Generally, this argument hinges on the meaning of the words “subject to the jurisdiction thereof,” and whether that is downstream of the applicability of U.S. laws and jurisdiction to a person, or has to do with that person’s own set of allegiances. Trump never actually attempted to end the right, but if he were to occupy the White House again, this over hundred-year-old precedent might be in the crosshairs.
Under the Radar
Supreme Court allows Biden to implement new ICE enforcement priorities
In an 8-1 vote, the Supreme Court ruled that the Biden administration could implement its limited ICE priorities, which were published in October 2021 but never implemented. In a statement to CBS News, DHS secretary Alejandro Mayorkas said the department looks forward to re-instituting the guidelines after the Court’s ruling.
The new enforcement guidelines emphasized agents’ discretion in both making arrests and attorneys’ discretion in pursuing deportation cases, and prioritized the arrest of people deemed national security threats or those with criminal backgrounds. The priorities also considered mitigating factors and urged agents to consider whether those targeted for enforcement had been put on ICE’s radar after disputes with employers or landlords, stating that agents “must ensure our immigration enforcement authority is not used as an instrument of these and other unscrupulous practices.” People who recently entered the U.S. were also prioritized under the new regulations.
Texas and Louisiana sued the Biden administration after the new guidelines were published, prompting an injunction that prevented them from going into effect. The Supreme Court took on the case last year, and last week, the justices ruled that the states did not have the standing to sue over the guidelines. Writing for the majority, Justice Brett Kavanaugh said the judiciary was “not the proper forum” to resolve this, and argued that allowing this case to proceed would lead to “complaints in future years about alleged Executive Branch under-enforcement of any similarly worded laws.”
Next Destination
Florida’s immigration law will soon go into effect
On July 1, Florida will implement a sweeping, restrictive immigration bill that was signed into law by governor Ron DeSantis in May.

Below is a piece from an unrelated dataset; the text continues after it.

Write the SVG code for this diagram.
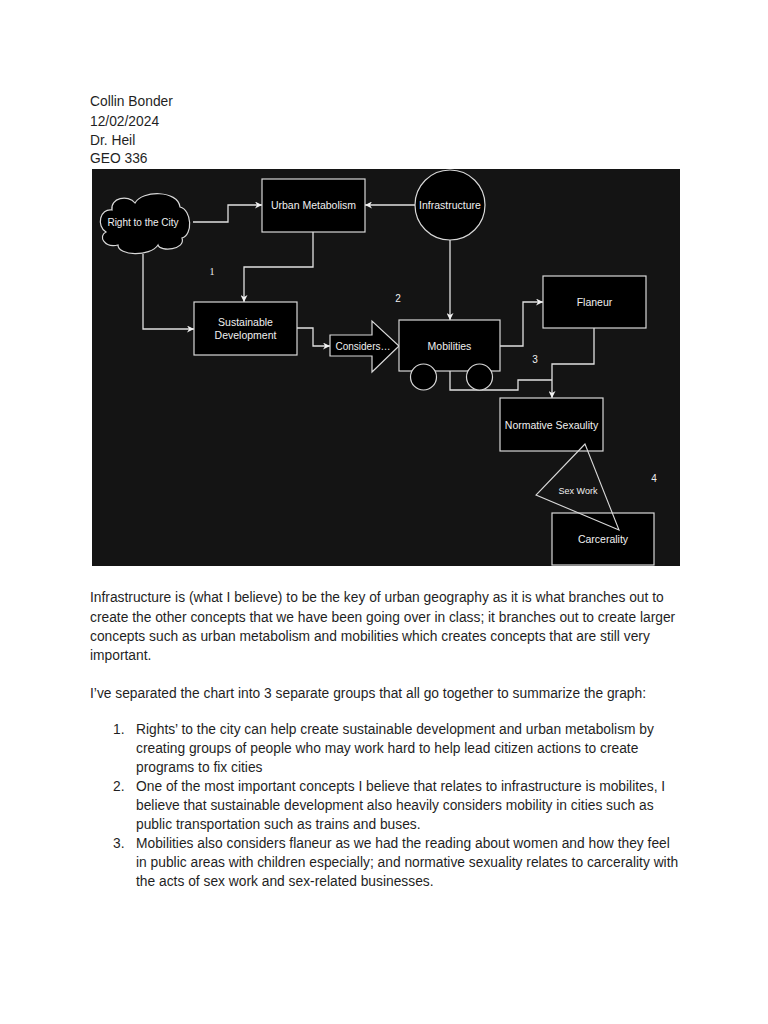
<svg xmlns="http://www.w3.org/2000/svg" width="768" height="1024" viewBox="0 0 768 1024">
<defs>
<style>
.doc{font-family:"Liberation Sans",Arial,sans-serif;font-size:13.8px;fill:#1f1f1f}
.box{fill:#000;stroke:#d8d8d8;stroke-width:1.2}
.lbl{font-family:"Liberation Sans",Arial,sans-serif;font-size:10.5px;fill:#f0f0f0;text-anchor:middle;dominant-baseline:central}
.num{font-family:"Liberation Sans",Arial,sans-serif;font-size:10px;fill:#f0f0f0;text-anchor:middle;dominant-baseline:central}
.conn{fill:none;stroke:#e0e0e0;stroke-width:1.3}
</style>
<marker id="ah" viewBox="0 0 10 10" refX="10" refY="5" markerWidth="7" markerHeight="7" markerUnits="userSpaceOnUse" orient="auto">
<path d="M0,0 L10,5 L0,10 L3,5 Z" fill="#f0f0f0"/>
</marker>
</defs>
<rect width="768" height="1024" fill="#fff"/>
<g id="header">
<text class="doc" x="90" y="106">Collin Bonder</text>
<text class="doc" x="90" y="126">12/02/2024</text>
<text class="doc" x="90" y="145">Dr. Heil</text>
<text class="doc" x="90" y="163">GEO 336</text>
</g>
<rect id="panel" x="92" y="169" width="588" height="397" fill="#141414"/>
<g id="connectors">
<path class="conn" d="M193,222 H228 V205 H262" marker-end="url(#ah)"/>
<path class="conn" d="M143,254 V329 H194" marker-end="url(#ah)"/>
<path class="conn" d="M313,232 V267 H244 V302" marker-end="url(#ah)"/>
<path class="conn" d="M415,205 H365" marker-end="url(#ah)"/>
<path class="conn" d="M450,240 V320" marker-end="url(#ah)"/>
<path class="conn" d="M297,328 H313 V346 H330" marker-end="url(#ah)"/>
<path class="conn" d="M500,346 H523 V302 H543" marker-end="url(#ah)"/>
<path class="conn" d="M450,371 V390 H518 V380 H552"/>
<path class="conn" d="M594,328 V364 H552 V398" marker-end="url(#ah)"/>
</g>
<g id="right-to-the-city">
<path class="box" d="M112,210 C110,198 128,194 135,203 C142,190 178,190 180,207 C192,210 193,235 182,238 C186,250 160,252 158,245 C150,257 118,256 118,245 C104,248 98,236 106,232 C96,226 100,208 112,210 Z"/>
<text class="lbl" x="143" y="222" style="font-size:10px">Right to the City</text>
</g>
<g id="urban-metabolism">
<rect class="box" x="262" y="179" width="103" height="53"/>
<text class="lbl" x="313.5" y="205">Urban Metabolism</text>
</g>
<g id="infrastructure">
<circle class="box" cx="450" cy="205" r="35"/>
<text class="lbl" x="450" y="205">Infrastructure</text>
</g>
<g id="sustainable-development">
<rect class="box" x="194" y="302" width="103" height="53"/>
<text class="lbl" x="245.5" y="322">Sustainable</text>
<text class="lbl" x="245.5" y="335">Development</text>
</g>
<g id="considers">
<path class="box" d="M330,335 H372 V321 L399,346 L372,372 V356 H330 Z"/>
<text class="lbl" x="363" y="346" style="font-size:10px">Considers…</text>
</g>
<g id="mobilities">
<rect class="box" x="399" y="320" width="101" height="51"/>
<circle class="box" cx="423.5" cy="377" r="13"/>
<circle class="box" cx="479.5" cy="377" r="13"/>
<text class="lbl" x="449.5" y="346">Mobilities</text>
</g>
<g id="flaneur">
<rect class="box" x="543" y="276" width="103" height="52"/>
<text class="lbl" x="594.5" y="302">Flaneur</text>
</g>
<g id="normative-sexuality">
<rect class="box" x="500" y="398" width="103" height="53"/>
<text class="lbl" x="551.5" y="425">Normative Sexaulity</text>
</g>
<g id="carcerality">
<rect class="box" x="552" y="513" width="102" height="52"/>
<text class="lbl" x="603" y="539">Carcerality</text>
</g>
<g id="sex-work">
<path d="M585,444 L536,495 L619,530 Z" fill="none" stroke="#d8d8d8" stroke-width="1.1"/>
<text class="lbl" x="578" y="491" style="font-size:9px">Sex Work</text>
</g>
<g id="numbers">
<text class="num" x="212" y="271" style="font-family:'Liberation Serif',serif">1</text>
<text class="num" x="398" y="298">2</text>
<text class="num" x="535" y="359">3</text>
<text class="num" x="654" y="478">4</text>
</g>
<g id="body">
<text class="doc" x="90" y="602">Infrastructure is (what I believe) to be the key of urban geography as it is what branches out to</text>
<text class="doc" x="90" y="622">create the other concepts that we have been going over in class; it branches out to create larger</text>
<text class="doc" x="90" y="641">concepts such as urban metabolism and mobilities which creates concepts that are still very</text>
<text class="doc" x="90" y="660">important.</text>
<text class="doc" x="90" y="698">I’ve separated the chart into 3 separate groups that all go together to summarize the graph:</text>
<text class="doc" x="113" y="734">1.</text>
<text class="doc" x="136" y="734">Rights’ to the city can help create sustainable development and urban metabolism by</text>
<text class="doc" x="136" y="753">creating groups of people who may work hard to help lead citizen actions to create</text>
<text class="doc" x="136" y="772">programs to fix cities</text>
<text class="doc" x="113" y="791">2.</text>
<text class="doc" x="136" y="791">One of the most important concepts I believe that relates to infrastructure is mobilites, I</text>
<text class="doc" x="136" y="810">believe that sustainable development also heavily considers mobility in cities such as</text>
<text class="doc" x="136" y="829">public transportation such as trains and buses.</text>
<text class="doc" x="113" y="848">3.</text>
<text class="doc" x="136" y="848">Mobilities also considers flaneur as we had the reading about women and how they feel</text>
<text class="doc" x="136" y="867">in public areas with children especially; and normative sexuality relates to carcerality with</text>
<text class="doc" x="136" y="886">the acts of sex work and sex-related businesses.</text>
</g>
</svg>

The law will, among other things, provide $12 million for DeSantis’s relocation scheme in which migrants are bused or flown from Florida to elsewhere in the country. It will also require businesses with more than 25 employees to use E-Verify, a database that compares employees’ identification paperwork against DHS and Social Security records to verify whether they can legally work in the country. Several states already have E-Verify mandates in effect, but research has repeatedly proven that undocumented workers can get jobs in spite of it. Many employers simply don’t use it despite laws requiring them to. Employers’ reticence to comply with E-Verify underscores the degree to which certain states rely on undocumented labor. Florida had an estimated 775,000 undocumented workers in 2020, comprising 4 percent of the state’s total population and 18 percent of its immigrant population.
Florida farmers have already reported losing employees. Rep. Rick Roth, a Republican member of the Florida House, told NPR that the bill was designed to “scare migrants” and noted that it doesn’t provide funding for enforcement. “I’m a farmer, and the farmers are mad as hell,” Roth said. “We are losing employees that are already starting to move to Georgia and other states.”
Some undocumented Floridans have indeed already fled the state, particularly in farming towns. NBC News spoke with a family who left for Maryland despite having good jobs and stable housing in Florida. “I was well, well, well situated in Florida. I was doing well financially, stable with work. There was no problem,” one said. “Now it’s the opposite.”